A GUIDE TO OPEN STRATEGY

A GUIDE TO OPEN STRATEGY

Authors, Christian Stadler, Julia Hautz, Kurt Matzler, and Stephan Friedrich von den Eichen | Adapted from HBR

“Strategy is developed in three distinct phases, each of them requiring a different solution to get the balance between openness and secrecy. Whether a company wants to open up in order to determine the direction it wants to take, work out the exact details of their strategy, or mobilise staff around its strategy, strategy making will involve different numbers and types of people, and requires different amounts and type of data.”

The framework can benefit strategy-makers in utilising outside perspectives while maintaining appropriate levels of secrecy.

A Framework for Strategists

Generating Ideas

Companies benefit most from a large crowd of very diverse participants in the early stages of strategy-making because this offers new thinking and legitimises a new idea. This helps executives to unite around a particular direction. Participants here don’t need very much company-specific information to get the ideas flowing, making secrecy easy to maintain in this phase.

Formulating Strategy

In this phase, openness requires you to release an ample amount of information to get meaningful and valuable outcomes. You will want to select your own staff and perhaps include people from outside the organisation.

Executing

In the final phase of strategy-making, companies have to share company-specific knowledge to be able to extract the main benefits, understand the strategy and win buy-in from those who implement it. Secrecy becomes difficult in this sharing but the benefits of openness here far outweigh the dangers. Although competitors might learn your plans, they are at this stage committed to their own. Secrecy is also less of an issue as the main participants here should be employees and business partners rather than outsiders.

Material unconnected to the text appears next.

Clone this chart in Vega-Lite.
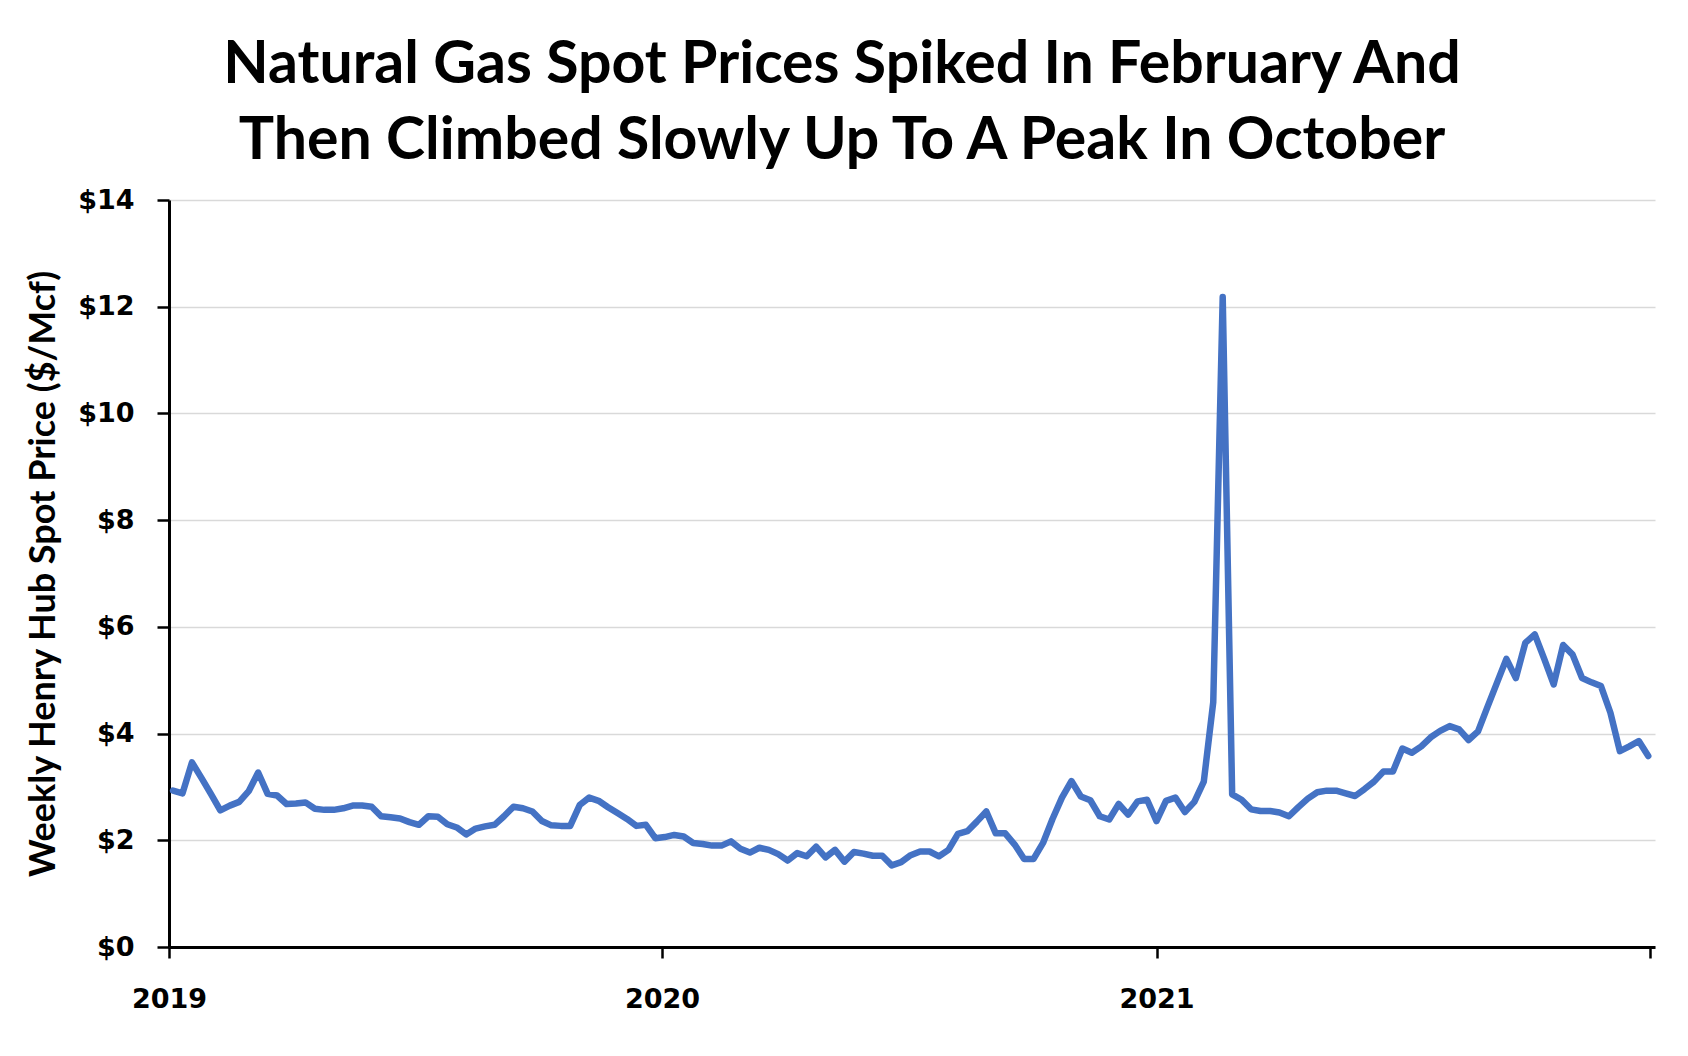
{
  "$schema": "https://vega.github.io/schema/vega-lite/v6.json",
  "width": 1486,
  "height": 747,
  "autosize": {"type": "none"},
  "padding": {"left": 169, "top": 200, "right": 33, "bottom": 109},
  "background": "white",
  "title": {
    "text": ["Natural Gas Spot Prices Spiked In February And", "Then Climbed Slowly Up To A Peak In October"],
    "font": "Lato",
    "fontSize": 59,
    "fontWeight": "bold",
    "color": "black",
    "anchor": "middle",
    "frame": "group",
    "dx": -70,
    "offset": 15,
    "lineHeight": 76
  },
  "config": {"view": {"stroke": null}},
  "data": {"values": [
    {"date": "2019-01-04", "price": 2.93}, {"date": "2019-01-11", "price": 2.88}, {"date": "2019-01-18", "price": 3.46}, {"date": "2019-01-25", "price": 3.17},
    {"date": "2019-02-01", "price": 2.87}, {"date": "2019-02-08", "price": 2.56}, {"date": "2019-02-15", "price": 2.65}, {"date": "2019-02-22", "price": 2.72},
    {"date": "2019-03-01", "price": 2.92}, {"date": "2019-03-08", "price": 3.27}, {"date": "2019-03-15", "price": 2.87}, {"date": "2019-03-22", "price": 2.84},
    {"date": "2019-03-29", "price": 2.68}, {"date": "2019-04-05", "price": 2.69}, {"date": "2019-04-12", "price": 2.71}, {"date": "2019-04-19", "price": 2.59},
    {"date": "2019-04-26", "price": 2.57}, {"date": "2019-05-03", "price": 2.57}, {"date": "2019-05-10", "price": 2.60}, {"date": "2019-05-17", "price": 2.65},
    {"date": "2019-05-24", "price": 2.65}, {"date": "2019-05-31", "price": 2.63}, {"date": "2019-06-07", "price": 2.45}, {"date": "2019-06-14", "price": 2.43},
    {"date": "2019-06-21", "price": 2.41}, {"date": "2019-06-28", "price": 2.34}, {"date": "2019-07-05", "price": 2.29}, {"date": "2019-07-12", "price": 2.45},
    {"date": "2019-07-19", "price": 2.44}, {"date": "2019-07-26", "price": 2.30}, {"date": "2019-08-02", "price": 2.24}, {"date": "2019-08-09", "price": 2.11},
    {"date": "2019-08-16", "price": 2.22}, {"date": "2019-08-23", "price": 2.26}, {"date": "2019-08-30", "price": 2.29}, {"date": "2019-09-06", "price": 2.45},
    {"date": "2019-09-13", "price": 2.63}, {"date": "2019-09-20", "price": 2.60}, {"date": "2019-09-27", "price": 2.54}, {"date": "2019-10-04", "price": 2.36},
    {"date": "2019-10-11", "price": 2.28}, {"date": "2019-10-18", "price": 2.27}, {"date": "2019-10-25", "price": 2.27}, {"date": "2019-11-01", "price": 2.66},
    {"date": "2019-11-08", "price": 2.80}, {"date": "2019-11-15", "price": 2.74}, {"date": "2019-11-22", "price": 2.62}, {"date": "2019-11-29", "price": 2.51},
    {"date": "2019-12-06", "price": 2.40}, {"date": "2019-12-13", "price": 2.27}, {"date": "2019-12-20", "price": 2.29}, {"date": "2019-12-27", "price": 2.04},
    {"date": "2020-01-03", "price": 2.06}, {"date": "2020-01-10", "price": 2.10}, {"date": "2020-01-17", "price": 2.07}, {"date": "2020-01-24", "price": 1.95},
    {"date": "2020-01-31", "price": 1.93}, {"date": "2020-02-07", "price": 1.90}, {"date": "2020-02-14", "price": 1.90}, {"date": "2020-02-21", "price": 1.98},
    {"date": "2020-02-28", "price": 1.84}, {"date": "2020-03-06", "price": 1.77}, {"date": "2020-03-13", "price": 1.86}, {"date": "2020-03-20", "price": 1.82},
    {"date": "2020-03-27", "price": 1.74}, {"date": "2020-04-03", "price": 1.62}, {"date": "2020-04-10", "price": 1.76}, {"date": "2020-04-17", "price": 1.70},
    {"date": "2020-04-24", "price": 1.88}, {"date": "2020-05-01", "price": 1.68}, {"date": "2020-05-08", "price": 1.82}, {"date": "2020-05-15", "price": 1.60},
    {"date": "2020-05-22", "price": 1.78}, {"date": "2020-05-29", "price": 1.75}, {"date": "2020-06-05", "price": 1.71}, {"date": "2020-06-12", "price": 1.71},
    {"date": "2020-06-19", "price": 1.53}, {"date": "2020-06-26", "price": 1.59}, {"date": "2020-07-03", "price": 1.72}, {"date": "2020-07-10", "price": 1.79},
    {"date": "2020-07-17", "price": 1.79}, {"date": "2020-07-24", "price": 1.70}, {"date": "2020-07-31", "price": 1.82}, {"date": "2020-08-07", "price": 2.12},
    {"date": "2020-08-14", "price": 2.17}, {"date": "2020-08-21", "price": 2.35}, {"date": "2020-08-28", "price": 2.54}, {"date": "2020-09-04", "price": 2.13},
    {"date": "2020-09-11", "price": 2.13}, {"date": "2020-09-18", "price": 1.92}, {"date": "2020-09-25", "price": 1.65}, {"date": "2020-10-02", "price": 1.65},
    {"date": "2020-10-09", "price": 1.95}, {"date": "2020-10-16", "price": 2.40}, {"date": "2020-10-23", "price": 2.80}, {"date": "2020-10-30", "price": 3.11},
    {"date": "2020-11-06", "price": 2.82}, {"date": "2020-11-13", "price": 2.75}, {"date": "2020-11-20", "price": 2.45}, {"date": "2020-11-27", "price": 2.39},
    {"date": "2020-12-04", "price": 2.68}, {"date": "2020-12-11", "price": 2.48}, {"date": "2020-12-18", "price": 2.73}, {"date": "2020-12-25", "price": 2.76},
    {"date": "2021-01-01", "price": 2.36}, {"date": "2021-01-08", "price": 2.74}, {"date": "2021-01-15", "price": 2.80}, {"date": "2021-01-22", "price": 2.53},
    {"date": "2021-01-29", "price": 2.72}, {"date": "2021-02-05", "price": 3.10}, {"date": "2021-02-12", "price": 4.59}, {"date": "2021-02-19", "price": 12.18},
    {"date": "2021-02-26", "price": 2.86}, {"date": "2021-03-05", "price": 2.76}, {"date": "2021-03-12", "price": 2.58}, {"date": "2021-03-19", "price": 2.55},
    {"date": "2021-03-26", "price": 2.55}, {"date": "2021-04-02", "price": 2.52}, {"date": "2021-04-09", "price": 2.45}, {"date": "2021-04-16", "price": 2.62},
    {"date": "2021-04-23", "price": 2.78}, {"date": "2021-04-30", "price": 2.90}, {"date": "2021-05-07", "price": 2.93}, {"date": "2021-05-14", "price": 2.93},
    {"date": "2021-05-21", "price": 2.88}, {"date": "2021-05-28", "price": 2.83}, {"date": "2021-06-04", "price": 2.96}, {"date": "2021-06-11", "price": 3.10},
    {"date": "2021-06-18", "price": 3.29}, {"date": "2021-06-25", "price": 3.29}, {"date": "2021-07-02", "price": 3.72}, {"date": "2021-07-09", "price": 3.64},
    {"date": "2021-07-16", "price": 3.76}, {"date": "2021-07-23", "price": 3.93}, {"date": "2021-07-30", "price": 4.05}, {"date": "2021-08-06", "price": 4.14},
    {"date": "2021-08-13", "price": 4.08}, {"date": "2021-08-20", "price": 3.88}, {"date": "2021-08-27", "price": 4.04}, {"date": "2021-09-03", "price": 4.50},
    {"date": "2021-09-10", "price": 4.95}, {"date": "2021-09-17", "price": 5.40}, {"date": "2021-09-24", "price": 5.04}, {"date": "2021-10-01", "price": 5.70},
    {"date": "2021-10-08", "price": 5.86}, {"date": "2021-10-15", "price": 5.40}, {"date": "2021-10-22", "price": 4.92}, {"date": "2021-10-29", "price": 5.66},
    {"date": "2021-11-05", "price": 5.48}, {"date": "2021-11-12", "price": 5.04}, {"date": "2021-11-19", "price": 4.96}, {"date": "2021-11-26", "price": 4.89},
    {"date": "2021-12-03", "price": 4.39}, {"date": "2021-12-10", "price": 3.67}, {"date": "2021-12-17", "price": 3.76}, {"date": "2021-12-24", "price": 3.86},
    {"date": "2021-12-31", "price": 3.58}
  ]},
  "mark": {"type": "line", "color": "#4472C4", "strokeWidth": 6.5, "strokeJoin": "round", "strokeCap": "round"},
  "encoding": {
    "x": {
      "field": "date",
      "type": "temporal",
      "scale": {
        "type": "utc",
        "domain": [
          {"year": 2019, "month": 1, "date": 1, "utc": true},
          {"year": 2022, "month": 1, "date": 5, "utc": true}
        ]
      },
      "axis": {
        "title": null,
        "grid": false,
        "values": [
          {"year": 2019, "month": 1, "date": 1, "utc": true},
          {"year": 2020, "month": 1, "date": 1, "utc": true},
          {"year": 2021, "month": 1, "date": 1, "utc": true},
          {"year": 2022, "month": 1, "date": 1, "utc": true}
        ],
        "labelExpr": "utcFormat(datum.value, '%Y') == '2022' ? '' : utcFormat(datum.value, '%Y')",
        "labelFont": "DejaVu Sans",
        "labelFontWeight": "bold",
        "labelFontSize": 27,
        "labelColor": "black",
        "labelPadding": 28,
        "labelFlush": false,
        "labelOverlap": false,
        "domainColor": "black",
        "domainWidth": 3,
        "tickColor": "black",
        "tickWidth": 2.5,
        "tickSize": 11
      }
    },
    "y": {
      "field": "price",
      "type": "quantitative",
      "scale": {"domain": [0, 14], "nice": false, "zero": true},
      "axis": {
        "title": "Weekly Henry Hub Spot Price ($/Mcf)",
        "titleFont": "Lato",
        "titleFontSize": 36,
        "titleFontWeight": "bold",
        "titleColor": "black",
        "titleAngle": -90,
        "titleX": -126,
        "titleY": 373.5,
        "titleAlign": "center",
        "titleBaseline": "middle",
        "values": [0, 2, 4, 6, 8, 10, 12, 14],
        "labelExpr": "'$' + datum.value",
        "labelFont": "DejaVu Sans",
        "labelFontWeight": "bold",
        "labelFontSize": 27,
        "labelColor": "black",
        "labelPadding": 23,
        "labelFlush": false,
        "domainColor": "black",
        "domainWidth": 3,
        "tickColor": "black",
        "tickWidth": 2.5,
        "tickSize": 12,
        "grid": true,
        "gridColor": "#d9d9d9",
        "gridWidth": 1.5
      }
    }
  }
}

Here are some open strategy mechanisms which can help executives choose the right tools for engaging with outside participants.

Competitions

When strategic challenges are complex, online contests typically prove most productive without established best-practice approaches and when companies don’t know which precise combinations of skills or areas of expertise are required to succeed. Opting for a large crowd increases the chances of spotting anomalies and lends legitimacy to new ideas, facilitating collective decision making.

Trend Radar

This process allows you to derive a shared understanding of emerging developments. It is useful if you are looking for new ideas which require you to share some sensitive insider-knowledge, as the tool has been designed with the intention to achieve maximum diversity with relatively low numbers of selected participants.

“Business Logic Contest”

The Business Logic Contest helps leaders to think about the “what” and “how” of strategy together — to elaborately integrate the customer interface to value creation with value capture and its process. This ensures collective engagement in developing a unique proposition that works coherently.

Social Network for Employees

Internal social networks can be used effectively here to mobilise the workforce. Simple actions help to create momentum such as, emphasising social element, establishing clear rules, communicating what exactly will happen with contributions, and strong moderators. Leaders also have to take interest since employee participation, acceptance and satisfaction rise substantially.

Jams

Even though jams are primarily used to mobilise, it can have effects on the detailed direction. An online event called a strategy jam helps ensure that people actively buy-in and champion it, providing an opportunity for large groups to engage in moderated strategy discussions.  This meant that they could all understand what the shift could mean for them.

It is easy for executives to hold back when confronted with the risks of open strategy. But it is becoming clear how much companies can gain from the wisdom of the many, changing engagement with customers, innovation, and many other domains. Executives should no longer be afraid to open up.